Le gouvernement caquiste, qui répond non à la plupart de nos demandes, incluant celles qui ont une faible incidence monétaire, semble se comporter comme s’il adhérait encore à une vision dépassée de la « vocation » enseignante, souvent vue comme un dévouement proprement féminin que possèdent toutes celles qui font une profession du « care », mais qui est, au fond, une très habile façon de leur faire accepter des conditions de travail et des salaires moindres. Faut-il craindre qu’au nom de cette supposée « vocation », M. Legault et ses acolytes du Conseil du Trésor et de l’enseignement supérieur — pourtant deux femmes : mesdames Lebel et McCann — jugent les profs incapables d’oser faire la grève en ces temps difficiles, ce que les résultats de nos votes (79 % pour dans l’ensemble de la FEC) démentent pourtant ? Aurait-on affaire à un gouvernement sexiste ? Patriarcal ? Un gouvernement de « mononcles », comme l’ont écrit certain.e.s ?
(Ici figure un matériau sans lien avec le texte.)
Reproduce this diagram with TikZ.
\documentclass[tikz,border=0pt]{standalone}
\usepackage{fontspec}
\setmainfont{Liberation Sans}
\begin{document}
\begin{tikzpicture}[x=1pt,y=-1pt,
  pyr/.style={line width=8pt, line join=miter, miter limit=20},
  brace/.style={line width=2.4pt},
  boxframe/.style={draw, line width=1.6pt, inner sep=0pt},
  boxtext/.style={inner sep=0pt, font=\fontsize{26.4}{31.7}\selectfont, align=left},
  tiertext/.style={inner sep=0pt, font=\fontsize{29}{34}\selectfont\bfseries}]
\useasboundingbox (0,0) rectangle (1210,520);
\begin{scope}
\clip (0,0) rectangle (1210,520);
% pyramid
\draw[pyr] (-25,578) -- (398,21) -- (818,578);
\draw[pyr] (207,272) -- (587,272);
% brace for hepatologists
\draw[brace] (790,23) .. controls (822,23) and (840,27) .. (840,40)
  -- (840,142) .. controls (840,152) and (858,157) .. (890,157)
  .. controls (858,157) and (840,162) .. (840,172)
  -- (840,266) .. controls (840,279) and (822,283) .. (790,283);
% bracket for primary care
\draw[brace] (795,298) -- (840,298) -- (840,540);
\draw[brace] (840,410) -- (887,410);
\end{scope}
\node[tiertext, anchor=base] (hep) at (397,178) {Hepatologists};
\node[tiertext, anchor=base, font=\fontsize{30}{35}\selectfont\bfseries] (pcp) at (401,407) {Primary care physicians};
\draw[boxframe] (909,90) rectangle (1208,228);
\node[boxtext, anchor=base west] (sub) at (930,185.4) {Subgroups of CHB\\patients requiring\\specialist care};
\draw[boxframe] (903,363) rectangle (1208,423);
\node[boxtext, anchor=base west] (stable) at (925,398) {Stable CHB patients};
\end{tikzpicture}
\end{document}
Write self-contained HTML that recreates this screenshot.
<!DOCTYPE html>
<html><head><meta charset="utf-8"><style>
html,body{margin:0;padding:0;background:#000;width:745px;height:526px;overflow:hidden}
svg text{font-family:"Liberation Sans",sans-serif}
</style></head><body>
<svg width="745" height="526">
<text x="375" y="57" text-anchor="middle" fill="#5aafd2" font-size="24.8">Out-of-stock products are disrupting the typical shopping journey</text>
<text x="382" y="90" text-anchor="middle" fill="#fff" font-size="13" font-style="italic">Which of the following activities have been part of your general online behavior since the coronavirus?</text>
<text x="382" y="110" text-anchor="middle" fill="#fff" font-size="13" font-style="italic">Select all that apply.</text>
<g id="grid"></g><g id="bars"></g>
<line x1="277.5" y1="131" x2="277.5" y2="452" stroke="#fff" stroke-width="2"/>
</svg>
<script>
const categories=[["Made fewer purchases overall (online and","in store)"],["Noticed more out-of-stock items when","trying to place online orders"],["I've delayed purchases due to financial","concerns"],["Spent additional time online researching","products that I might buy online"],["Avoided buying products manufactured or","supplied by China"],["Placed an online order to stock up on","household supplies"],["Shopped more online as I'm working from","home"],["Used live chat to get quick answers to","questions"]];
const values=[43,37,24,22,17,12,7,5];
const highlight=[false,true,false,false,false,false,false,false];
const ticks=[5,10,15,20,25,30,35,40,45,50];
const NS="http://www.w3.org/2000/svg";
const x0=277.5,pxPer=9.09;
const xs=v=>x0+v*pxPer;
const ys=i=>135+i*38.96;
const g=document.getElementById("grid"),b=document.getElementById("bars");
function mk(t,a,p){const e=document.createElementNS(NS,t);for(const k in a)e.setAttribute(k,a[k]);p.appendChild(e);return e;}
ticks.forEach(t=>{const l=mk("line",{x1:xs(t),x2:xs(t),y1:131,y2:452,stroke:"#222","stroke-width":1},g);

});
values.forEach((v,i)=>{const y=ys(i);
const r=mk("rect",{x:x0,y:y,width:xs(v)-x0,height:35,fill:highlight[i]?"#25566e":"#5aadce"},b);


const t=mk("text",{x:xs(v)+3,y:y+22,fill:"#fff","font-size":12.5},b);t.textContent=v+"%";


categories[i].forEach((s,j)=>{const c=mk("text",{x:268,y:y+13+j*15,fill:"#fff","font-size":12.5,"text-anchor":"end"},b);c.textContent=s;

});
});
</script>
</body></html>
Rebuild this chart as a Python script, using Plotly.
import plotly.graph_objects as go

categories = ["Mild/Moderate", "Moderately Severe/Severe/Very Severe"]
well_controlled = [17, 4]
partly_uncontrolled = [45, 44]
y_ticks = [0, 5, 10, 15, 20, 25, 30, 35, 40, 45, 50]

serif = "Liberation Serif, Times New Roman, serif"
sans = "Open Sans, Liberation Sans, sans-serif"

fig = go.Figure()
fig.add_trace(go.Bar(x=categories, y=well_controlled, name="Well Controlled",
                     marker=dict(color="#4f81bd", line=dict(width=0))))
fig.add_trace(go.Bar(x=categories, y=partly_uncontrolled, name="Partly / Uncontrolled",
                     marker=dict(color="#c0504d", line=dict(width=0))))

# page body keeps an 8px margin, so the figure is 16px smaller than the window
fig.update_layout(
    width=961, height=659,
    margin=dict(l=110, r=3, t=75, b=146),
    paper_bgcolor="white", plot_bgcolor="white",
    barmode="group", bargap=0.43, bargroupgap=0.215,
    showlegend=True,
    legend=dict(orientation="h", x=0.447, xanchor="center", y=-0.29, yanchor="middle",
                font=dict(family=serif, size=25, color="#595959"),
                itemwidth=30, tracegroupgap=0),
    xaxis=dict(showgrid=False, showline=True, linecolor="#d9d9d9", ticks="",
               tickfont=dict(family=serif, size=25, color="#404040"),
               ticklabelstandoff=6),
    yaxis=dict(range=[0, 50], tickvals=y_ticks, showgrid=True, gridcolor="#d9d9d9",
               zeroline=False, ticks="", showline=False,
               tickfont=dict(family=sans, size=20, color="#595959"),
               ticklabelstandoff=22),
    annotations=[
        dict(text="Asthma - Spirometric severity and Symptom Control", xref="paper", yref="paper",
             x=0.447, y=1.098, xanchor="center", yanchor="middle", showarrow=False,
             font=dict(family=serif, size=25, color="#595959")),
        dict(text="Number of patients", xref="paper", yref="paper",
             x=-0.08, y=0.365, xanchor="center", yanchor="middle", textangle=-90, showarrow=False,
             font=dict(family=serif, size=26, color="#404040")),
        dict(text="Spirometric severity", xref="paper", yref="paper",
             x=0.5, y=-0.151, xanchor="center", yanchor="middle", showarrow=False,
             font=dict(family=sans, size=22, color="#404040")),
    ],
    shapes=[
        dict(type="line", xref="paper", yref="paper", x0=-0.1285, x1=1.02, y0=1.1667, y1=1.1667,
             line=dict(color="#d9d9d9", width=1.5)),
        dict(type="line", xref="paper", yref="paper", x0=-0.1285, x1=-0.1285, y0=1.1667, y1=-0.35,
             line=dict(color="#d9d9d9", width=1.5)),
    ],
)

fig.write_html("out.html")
L’appel des femmes de la FEC en ce 8 mars 2021
À lui de nous démontrer le contraire. À François Legault et à son gouvernement d’écouter les femmes et les féministes, syndiquées ou non. À son gouvernement de faire la preuve qu’il a véritablement choisi de faire de l’éducation sa priorité. Si, depuis le début de la pandémie, le gouvernement avait procédé à une analyse différenciée selon les sexes et intersectionnelle, il aurait compris que les femmes ont été les plus exposées, à cause de leurs secteurs d’emploi en santé et en éducation. Que leur charge s’est beaucoup accrue, tant au travail qu’à la maison où s’est ajouté à la charge mentale le suivi scolaire de leurs propres enfants. Qu’elles sont souvent sous-payées : c’est le cas des femmes immigrantes racisées, surreprésentées chez les préposées aux bénéficiaires. Et que parfois même, leur apport social et économique est carrément invisibilisé : pensons aux proches-aidant.e.s, le plus souvent des femmes, et à leur indispensable soutien au personnel en CHSLD.
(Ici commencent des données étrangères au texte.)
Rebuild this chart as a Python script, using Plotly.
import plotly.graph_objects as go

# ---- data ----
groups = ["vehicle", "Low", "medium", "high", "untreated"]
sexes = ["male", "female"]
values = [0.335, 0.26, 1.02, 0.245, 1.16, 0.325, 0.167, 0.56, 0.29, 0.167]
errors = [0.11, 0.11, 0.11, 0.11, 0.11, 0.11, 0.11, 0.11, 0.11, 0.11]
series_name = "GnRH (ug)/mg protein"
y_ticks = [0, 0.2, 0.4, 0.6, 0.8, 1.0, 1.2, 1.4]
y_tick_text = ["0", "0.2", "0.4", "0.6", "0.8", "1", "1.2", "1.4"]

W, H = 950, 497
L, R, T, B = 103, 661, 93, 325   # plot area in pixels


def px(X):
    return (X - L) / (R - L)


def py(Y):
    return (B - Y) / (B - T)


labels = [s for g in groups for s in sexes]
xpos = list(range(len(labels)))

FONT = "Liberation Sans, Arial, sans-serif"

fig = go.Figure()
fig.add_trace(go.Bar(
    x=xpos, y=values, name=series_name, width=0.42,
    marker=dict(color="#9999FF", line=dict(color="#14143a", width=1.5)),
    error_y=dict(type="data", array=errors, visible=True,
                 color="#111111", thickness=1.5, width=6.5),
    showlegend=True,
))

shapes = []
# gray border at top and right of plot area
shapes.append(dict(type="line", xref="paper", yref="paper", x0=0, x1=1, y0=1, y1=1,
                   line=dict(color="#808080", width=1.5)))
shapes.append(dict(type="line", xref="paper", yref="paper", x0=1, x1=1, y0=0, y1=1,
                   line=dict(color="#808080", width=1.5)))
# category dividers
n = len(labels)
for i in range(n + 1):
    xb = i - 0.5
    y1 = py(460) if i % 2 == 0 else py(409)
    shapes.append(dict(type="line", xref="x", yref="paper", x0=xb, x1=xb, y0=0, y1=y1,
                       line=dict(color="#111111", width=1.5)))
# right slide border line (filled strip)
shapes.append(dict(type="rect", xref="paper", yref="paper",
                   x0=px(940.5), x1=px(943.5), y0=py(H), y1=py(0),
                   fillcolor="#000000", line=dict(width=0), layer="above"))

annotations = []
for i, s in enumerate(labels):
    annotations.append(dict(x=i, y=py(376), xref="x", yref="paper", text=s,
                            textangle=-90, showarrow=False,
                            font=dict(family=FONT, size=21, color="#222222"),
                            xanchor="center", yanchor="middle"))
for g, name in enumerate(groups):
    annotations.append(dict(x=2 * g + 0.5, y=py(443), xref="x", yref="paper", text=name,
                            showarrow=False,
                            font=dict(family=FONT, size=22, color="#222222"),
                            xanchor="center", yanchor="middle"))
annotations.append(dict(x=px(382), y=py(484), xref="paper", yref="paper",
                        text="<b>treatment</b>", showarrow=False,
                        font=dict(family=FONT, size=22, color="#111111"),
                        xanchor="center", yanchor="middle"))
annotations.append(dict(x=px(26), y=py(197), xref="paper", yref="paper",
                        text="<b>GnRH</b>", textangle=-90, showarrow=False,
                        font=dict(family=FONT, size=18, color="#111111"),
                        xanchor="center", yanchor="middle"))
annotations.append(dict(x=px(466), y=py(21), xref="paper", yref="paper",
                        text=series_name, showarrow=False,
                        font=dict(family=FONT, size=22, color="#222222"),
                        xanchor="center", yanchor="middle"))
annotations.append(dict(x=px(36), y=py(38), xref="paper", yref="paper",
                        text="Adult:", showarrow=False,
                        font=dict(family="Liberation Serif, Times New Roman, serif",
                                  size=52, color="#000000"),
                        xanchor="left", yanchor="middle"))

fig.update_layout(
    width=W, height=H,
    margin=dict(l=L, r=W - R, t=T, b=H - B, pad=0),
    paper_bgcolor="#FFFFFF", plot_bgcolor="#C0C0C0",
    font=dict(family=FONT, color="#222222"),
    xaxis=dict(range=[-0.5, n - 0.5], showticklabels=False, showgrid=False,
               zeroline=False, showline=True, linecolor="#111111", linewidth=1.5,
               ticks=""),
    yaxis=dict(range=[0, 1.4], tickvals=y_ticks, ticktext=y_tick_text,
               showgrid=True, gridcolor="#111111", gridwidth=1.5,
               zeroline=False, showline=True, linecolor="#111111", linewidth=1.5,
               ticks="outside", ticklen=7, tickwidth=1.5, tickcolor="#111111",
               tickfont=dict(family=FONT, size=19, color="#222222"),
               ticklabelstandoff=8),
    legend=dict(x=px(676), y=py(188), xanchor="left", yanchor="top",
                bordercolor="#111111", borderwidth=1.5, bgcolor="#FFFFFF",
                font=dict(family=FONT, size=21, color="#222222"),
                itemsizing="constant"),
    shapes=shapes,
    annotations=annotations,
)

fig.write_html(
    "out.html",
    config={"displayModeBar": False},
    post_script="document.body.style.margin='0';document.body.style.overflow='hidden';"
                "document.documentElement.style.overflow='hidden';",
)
Le 8 mars et après, le gouvernement de la CAQ doit écouter les femmes ! Elles lui disent depuis longtemps qu’il faut réinvestir dans les services publics, dans les missions fondamentales de l’État. Cela passe, notamment, par une entente négociée pour le renouvellement de nos conditions de travail, et ce, sur la base des enjeux que les travailleuses ont elles-mêmes identifiés. Plus que jamais, nous avons besoin d’un rééquilibrage des salaires, des tâches et du temps de travail. Pour la pérennité des services publics, pour la population que nous servons avec professionnalisme. Et l’État doit en être la locomotive, pour une véritable égalité des genres.
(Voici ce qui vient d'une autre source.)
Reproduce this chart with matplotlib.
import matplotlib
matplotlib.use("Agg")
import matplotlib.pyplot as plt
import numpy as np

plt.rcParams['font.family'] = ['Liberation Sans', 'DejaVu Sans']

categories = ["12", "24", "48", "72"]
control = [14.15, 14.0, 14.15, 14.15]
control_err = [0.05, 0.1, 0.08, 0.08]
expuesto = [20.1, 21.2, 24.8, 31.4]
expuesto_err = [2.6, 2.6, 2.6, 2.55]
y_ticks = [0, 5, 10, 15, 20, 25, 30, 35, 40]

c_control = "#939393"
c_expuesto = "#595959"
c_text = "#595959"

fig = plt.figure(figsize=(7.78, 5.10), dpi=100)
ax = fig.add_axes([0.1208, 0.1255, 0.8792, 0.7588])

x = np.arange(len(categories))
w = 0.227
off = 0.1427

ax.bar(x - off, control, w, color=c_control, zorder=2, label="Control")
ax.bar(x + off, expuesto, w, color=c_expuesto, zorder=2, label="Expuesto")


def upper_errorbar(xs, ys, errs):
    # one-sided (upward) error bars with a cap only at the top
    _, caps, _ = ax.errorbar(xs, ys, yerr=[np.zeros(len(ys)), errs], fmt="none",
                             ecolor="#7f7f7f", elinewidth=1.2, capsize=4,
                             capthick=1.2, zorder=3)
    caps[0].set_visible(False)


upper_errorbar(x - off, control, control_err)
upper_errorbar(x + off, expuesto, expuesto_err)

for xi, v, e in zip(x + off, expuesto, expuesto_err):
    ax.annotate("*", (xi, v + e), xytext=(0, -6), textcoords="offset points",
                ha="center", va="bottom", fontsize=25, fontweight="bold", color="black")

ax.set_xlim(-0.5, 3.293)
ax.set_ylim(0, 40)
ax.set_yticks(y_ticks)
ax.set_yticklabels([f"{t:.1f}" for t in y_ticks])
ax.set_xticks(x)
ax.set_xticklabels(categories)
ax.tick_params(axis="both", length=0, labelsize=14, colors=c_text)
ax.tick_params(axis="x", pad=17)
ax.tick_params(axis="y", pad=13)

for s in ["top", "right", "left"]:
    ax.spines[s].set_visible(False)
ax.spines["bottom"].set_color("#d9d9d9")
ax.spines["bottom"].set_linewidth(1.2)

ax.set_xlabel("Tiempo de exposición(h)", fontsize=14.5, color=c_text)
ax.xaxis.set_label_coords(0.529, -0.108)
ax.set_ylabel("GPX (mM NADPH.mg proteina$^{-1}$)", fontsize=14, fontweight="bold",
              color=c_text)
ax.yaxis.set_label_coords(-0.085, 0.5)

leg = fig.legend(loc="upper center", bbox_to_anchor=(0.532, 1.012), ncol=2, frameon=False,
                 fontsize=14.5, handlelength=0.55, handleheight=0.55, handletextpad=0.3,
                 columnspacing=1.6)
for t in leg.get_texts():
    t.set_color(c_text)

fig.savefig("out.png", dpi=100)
Visuel disponible ici : Journée internationale des droits des femmes – Centrale des syndicats du Québec (CSQ) (lacsq.org)

[1] Notamment en soins infirmiers, un domaine majoritairement féminin, comme cet article en témoignait : Boris PROULX, « Besoin criant d’infirmières pour former la relève », Le Devoir (2 mars 2021), www.ledevoir.com/societe/sante/596149/besoin-criant-d-infirmieres-pour-former-la-releve (Page consultée le 2 mars 2021).